SUPPLIED MATERIAL:
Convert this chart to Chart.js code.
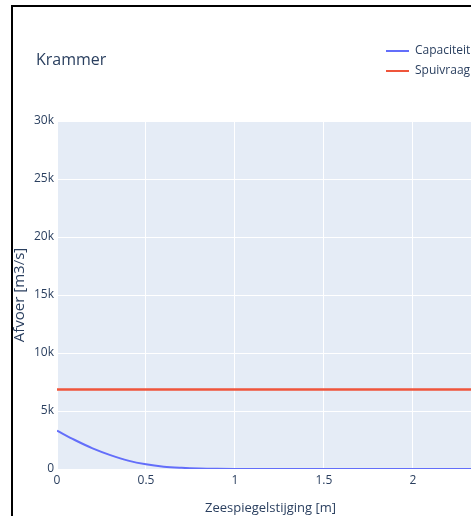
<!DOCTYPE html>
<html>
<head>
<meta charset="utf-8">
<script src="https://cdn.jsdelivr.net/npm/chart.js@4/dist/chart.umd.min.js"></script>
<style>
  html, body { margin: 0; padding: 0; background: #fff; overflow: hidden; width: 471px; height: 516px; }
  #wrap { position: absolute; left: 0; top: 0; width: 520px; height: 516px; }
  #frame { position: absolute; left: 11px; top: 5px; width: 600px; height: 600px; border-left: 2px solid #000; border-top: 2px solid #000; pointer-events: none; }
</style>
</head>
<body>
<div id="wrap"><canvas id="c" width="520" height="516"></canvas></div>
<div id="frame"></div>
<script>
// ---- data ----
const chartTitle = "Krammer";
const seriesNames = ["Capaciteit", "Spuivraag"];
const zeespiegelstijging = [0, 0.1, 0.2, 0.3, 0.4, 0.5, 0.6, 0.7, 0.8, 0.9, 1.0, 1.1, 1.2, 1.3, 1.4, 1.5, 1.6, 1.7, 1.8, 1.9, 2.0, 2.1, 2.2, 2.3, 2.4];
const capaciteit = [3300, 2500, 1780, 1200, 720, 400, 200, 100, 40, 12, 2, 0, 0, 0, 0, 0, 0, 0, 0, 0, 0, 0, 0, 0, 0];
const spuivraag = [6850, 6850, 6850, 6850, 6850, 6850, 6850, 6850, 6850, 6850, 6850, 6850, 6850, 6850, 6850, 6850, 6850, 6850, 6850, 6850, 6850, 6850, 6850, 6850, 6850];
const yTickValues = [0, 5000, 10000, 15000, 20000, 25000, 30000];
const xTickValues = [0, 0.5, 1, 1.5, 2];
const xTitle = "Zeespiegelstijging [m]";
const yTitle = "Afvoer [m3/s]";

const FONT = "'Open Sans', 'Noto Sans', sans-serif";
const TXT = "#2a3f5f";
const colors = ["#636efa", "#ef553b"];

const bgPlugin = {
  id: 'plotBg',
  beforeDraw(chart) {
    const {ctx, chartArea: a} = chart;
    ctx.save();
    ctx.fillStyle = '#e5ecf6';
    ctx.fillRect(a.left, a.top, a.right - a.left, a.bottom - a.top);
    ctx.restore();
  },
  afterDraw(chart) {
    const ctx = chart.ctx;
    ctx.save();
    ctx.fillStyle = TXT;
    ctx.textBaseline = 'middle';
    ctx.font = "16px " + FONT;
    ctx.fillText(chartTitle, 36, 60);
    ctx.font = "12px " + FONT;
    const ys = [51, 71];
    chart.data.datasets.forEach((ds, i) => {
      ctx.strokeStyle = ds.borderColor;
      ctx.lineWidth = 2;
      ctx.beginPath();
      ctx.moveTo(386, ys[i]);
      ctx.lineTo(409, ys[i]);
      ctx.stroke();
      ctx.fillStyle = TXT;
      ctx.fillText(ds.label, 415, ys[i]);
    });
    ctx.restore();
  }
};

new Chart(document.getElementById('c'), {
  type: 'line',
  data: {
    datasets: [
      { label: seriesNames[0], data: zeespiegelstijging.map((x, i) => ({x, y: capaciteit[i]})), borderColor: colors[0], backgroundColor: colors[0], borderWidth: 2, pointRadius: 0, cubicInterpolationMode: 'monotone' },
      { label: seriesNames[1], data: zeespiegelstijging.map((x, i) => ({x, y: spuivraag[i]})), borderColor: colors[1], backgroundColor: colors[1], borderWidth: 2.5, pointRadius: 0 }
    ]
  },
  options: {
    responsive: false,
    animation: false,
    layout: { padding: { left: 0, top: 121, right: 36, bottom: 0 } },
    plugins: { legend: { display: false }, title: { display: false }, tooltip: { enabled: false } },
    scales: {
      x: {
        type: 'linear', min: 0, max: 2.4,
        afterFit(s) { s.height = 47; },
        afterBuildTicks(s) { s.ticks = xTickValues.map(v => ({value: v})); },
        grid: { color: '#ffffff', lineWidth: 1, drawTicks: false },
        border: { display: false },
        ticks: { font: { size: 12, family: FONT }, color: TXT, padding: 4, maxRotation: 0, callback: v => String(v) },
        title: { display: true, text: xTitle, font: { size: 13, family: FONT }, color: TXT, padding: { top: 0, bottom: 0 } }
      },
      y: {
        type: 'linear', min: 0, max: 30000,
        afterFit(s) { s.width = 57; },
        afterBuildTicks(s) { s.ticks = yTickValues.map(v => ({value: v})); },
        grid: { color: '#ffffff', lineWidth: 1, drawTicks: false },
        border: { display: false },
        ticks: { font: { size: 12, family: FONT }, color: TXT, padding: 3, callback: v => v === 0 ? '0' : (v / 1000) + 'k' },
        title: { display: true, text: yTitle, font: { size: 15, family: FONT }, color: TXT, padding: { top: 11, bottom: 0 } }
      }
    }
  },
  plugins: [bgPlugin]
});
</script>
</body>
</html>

WHAT THIS TASK INVOLVES: Quote the listing above in full, except for the pictures.

EXERCISE ANSWER:
Convert this chart to Chart.js code.
<!DOCTYPE html>
<html>
<head>
<meta charset="utf-8">
<script src="https://cdn.jsdelivr.net/npm/chart.js@4/dist/chart.umd.min.js"></script>
<style>
  html, body { margin: 0; padding: 0; background: #fff; overflow: hidden; width: 471px; height: 516px; }
  #wrap { position: absolute; left: 0; top: 0; width: 520px; height: 516px; }
  #frame { position: absolute; left: 11px; top: 5px; width: 600px; height: 600px; border-left: 2px solid #000; border-top: 2px solid #000; pointer-events: none; }
</style>
</head>
<body>
<div id="wrap"><canvas id="c" width="520" height="516"></canvas></div>
<div id="frame"></div>
<script>
// ---- data ----
const chartTitle = "Krammer";
const seriesNames = ["Capaciteit", "Spuivraag"];
const zeespiegelstijging = [0, 0.1, 0.2, 0.3, 0.4, 0.5, 0.6, 0.7, 0.8, 0.9, 1.0, 1.1, 1.2, 1.3, 1.4, 1.5, 1.6, 1.7, 1.8, 1.9, 2.0, 2.1, 2.2, 2.3, 2.4];
const capaciteit = [3300, 2500, 1780, 1200, 720, 400, 200, 100, 40, 12, 2, 0, 0, 0, 0, 0, 0, 0, 0, 0, 0, 0, 0, 0, 0];
const spuivraag = [6850, 6850, 6850, 6850, 6850, 6850, 6850, 6850, 6850, 6850, 6850, 6850, 6850, 6850, 6850, 6850, 6850, 6850, 6850, 6850, 6850, 6850, 6850, 6850, 6850];
const yTickValues = [0, 5000, 10000, 15000, 20000, 25000, 30000];
const xTickValues = [0, 0.5, 1, 1.5, 2];
const xTitle = "Zeespiegelstijging [m]";
const yTitle = "Afvoer [m3/s]";

const FONT = "'Open Sans', 'Noto Sans', sans-serif";
const TXT = "#2a3f5f";
const colors = ["#636efa", "#ef553b"];

const bgPlugin = {
  id: 'plotBg',
  beforeDraw(chart) {
    const {ctx, chartArea: a} = chart;
    ctx.save();
    ctx.fillStyle = '#e5ecf6';
    ctx.fillRect(a.left, a.top, a.right - a.left, a.bottom - a.top);
    ctx.restore();
  },
  afterDraw(chart) {
    const ctx = chart.ctx;
    ctx.save();
    ctx.fillStyle = TXT;
    ctx.textBaseline = 'middle';
    ctx.font = "16px " + FONT;
    ctx.fillText(chartTitle, 36, 60);
    ctx.font = "12px " + FONT;
    const ys = [51, 71];
    chart.data.datasets.forEach((ds, i) => {
      ctx.strokeStyle = ds.borderColor;
      ctx.lineWidth = 2;
      ctx.beginPath();
      ctx.moveTo(386, ys[i]);
      ctx.lineTo(409, ys[i]);
      ctx.stroke();
      ctx.fillStyle = TXT;
      ctx.fillText(ds.label, 415, ys[i]);
    });
    ctx.restore();
  }
};

new Chart(document.getElementById('c'), {
  type: 'line',
  data: {
    datasets: [
      { label: seriesNames[0], data: zeespiegelstijging.map((x, i) => ({x, y: capaciteit[i]})), borderColor: colors[0], backgroundColor: colors[0], borderWidth: 2, pointRadius: 0, cubicInterpolationMode: 'monotone' },
      { label: seriesNames[1], data: zeespiegelstijging.map((x, i) => ({x, y: spuivraag[i]})), borderColor: colors[1], backgroundColor: colors[1], borderWidth: 2.5, pointRadius: 0 }
    ]
  },
  options: {
    responsive: false,
    animation: false,
    layout: { padding: { left: 0, top: 121, right: 36, bottom: 0 } },
    plugins: { legend: { display: false }, title: { display: false }, tooltip: { enabled: false } },
    scales: {
      x: {
        type: 'linear', min: 0, max: 2.4,
        afterFit(s) { s.height = 47; },
        afterBuildTicks(s) { s.ticks = xTickValues.map(v => ({value: v})); },
        grid: { color: '#ffffff', lineWidth: 1, drawTicks: false },
        border: { display: false },
        ticks: { font: { size: 12, family: FONT }, color: TXT, padding: 4, maxRotation: 0, callback: v => String(v) },
        title: { display: true, text: xTitle, font: { size: 13, family: FONT }, color: TXT, padding: { top: 0, bottom: 0 } }
      },
      y: {
        type: 'linear', min: 0, max: 30000,
        afterFit(s) { s.width = 57; },
        afterBuildTicks(s) { s.ticks = yTickValues.map(v => ({value: v})); },
        grid: { color: '#ffffff', lineWidth: 1, drawTicks: false },
        border: { display: false },
        ticks: { font: { size: 12, family: FONT }, color: TXT, padding: 3, callback: v => v === 0 ? '0' : (v / 1000) + 'k' },
        title: { display: true, text: yTitle, font: { size: 15, family: FONT }, color: TXT, padding: { top: 11, bottom: 0 } }
      }
    }
  },
  plugins: [bgPlugin]
});
</script>
</body>
</html>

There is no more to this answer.